Aviation training paid off for South Georgia Tech alumni

Published 5:49 pm Friday, November 6, 2015

AMERICUS — James (Jim) C. Pierce Jr., traveled approximately 1,500 miles recently from Castle Rock, Colorado, to Columbus, Georgia, for his 50th high school reunion. The reminiscing about those early years, led him to travel another 60 miles to Americus, for a visit to his other alma mater, South Georgia Technical College.
“I have had a great life,” said Pierce, who graduated from South Georgia Tech in 1971,  with an aviation maintenance diploma and an airframe and power point certificate from the Federal Aviation Administration (FAA). “I really could not have imagined doing anything else in my career. I traveled to 44 different countries and 48 states all on someone else’s dime while doing something that I love.”
Back in 1969, Pierce was a young Vietnam veteran with a wife and son. He had loved working on helicopters as a member of the U.S. Army 101st Airborne Division so when his term of duty ended he began to research schools that could provide FAA training.
“Back then there were two technical schools in Georgia and South Georgia Tech provided aviation maintenance training. If you were a resident of Georgia, you could attend tuition free. So I came down for a visit and while I was here, I applied and got a job working as a night shift maintenance man at Manhattan Shirt Co. They figured if I could work on helicopters, I could work on sewing machines,” laughed Pierce.
Pierce attended class at South Georgia Tech in the daytime and worked at Manhattan at night. That part-time job paid about $2 an hour. He was able to double that amount within two years and by the time Pierce retired he was not getting paid by the hour.
After 46 years of working in the aviation maintenance industry he had bumped his salary up to over six figures. Not a bad return on a free education at a technical institute that had not even been elevated to college status.
“I graduated from South Georgia Tech on a Wednesday and left driving to Savannah to take a job with Grumman Aircraft in Savannah. My wife, son, and I arrived in Savannah to set up our apartment on Thursday. My wife had our daughter on Friday, and I reported to work on Monday.
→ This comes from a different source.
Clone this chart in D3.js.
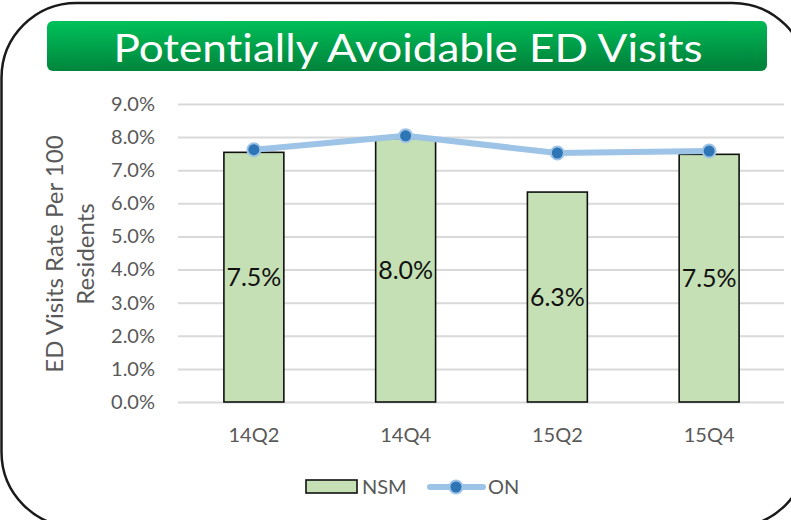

It was a busy week,” Pierce said.
Pierce worked at Grumman for two years and then took a job at Allied Signal, which is Honeywell today. He changed jobs a few years later to work for FMC in Chicago as director of Maintenance and stayed there for over 22 years before moving to Colorado to work for Consolidated Investment. He retired from there in 2013.
“Thanks to the education I received from South Georgia Tech, I had an awesome career. I got to do something that I love for 46 years. Not everybody can say that,” said Pierce, who added that “aviation technology has changed considerably over the past four decades and continues to change today, but I enjoyed every minute of it and I am very grateful for the opportunities that I had to work in this industry.”
Pierce and his wife, Cheryl, live in Castle Rock, Colorado, and have two grown children.

Jim Pierce when he attended South Georgia Tech.

Jim Pierce when he attended South Georgia Tech.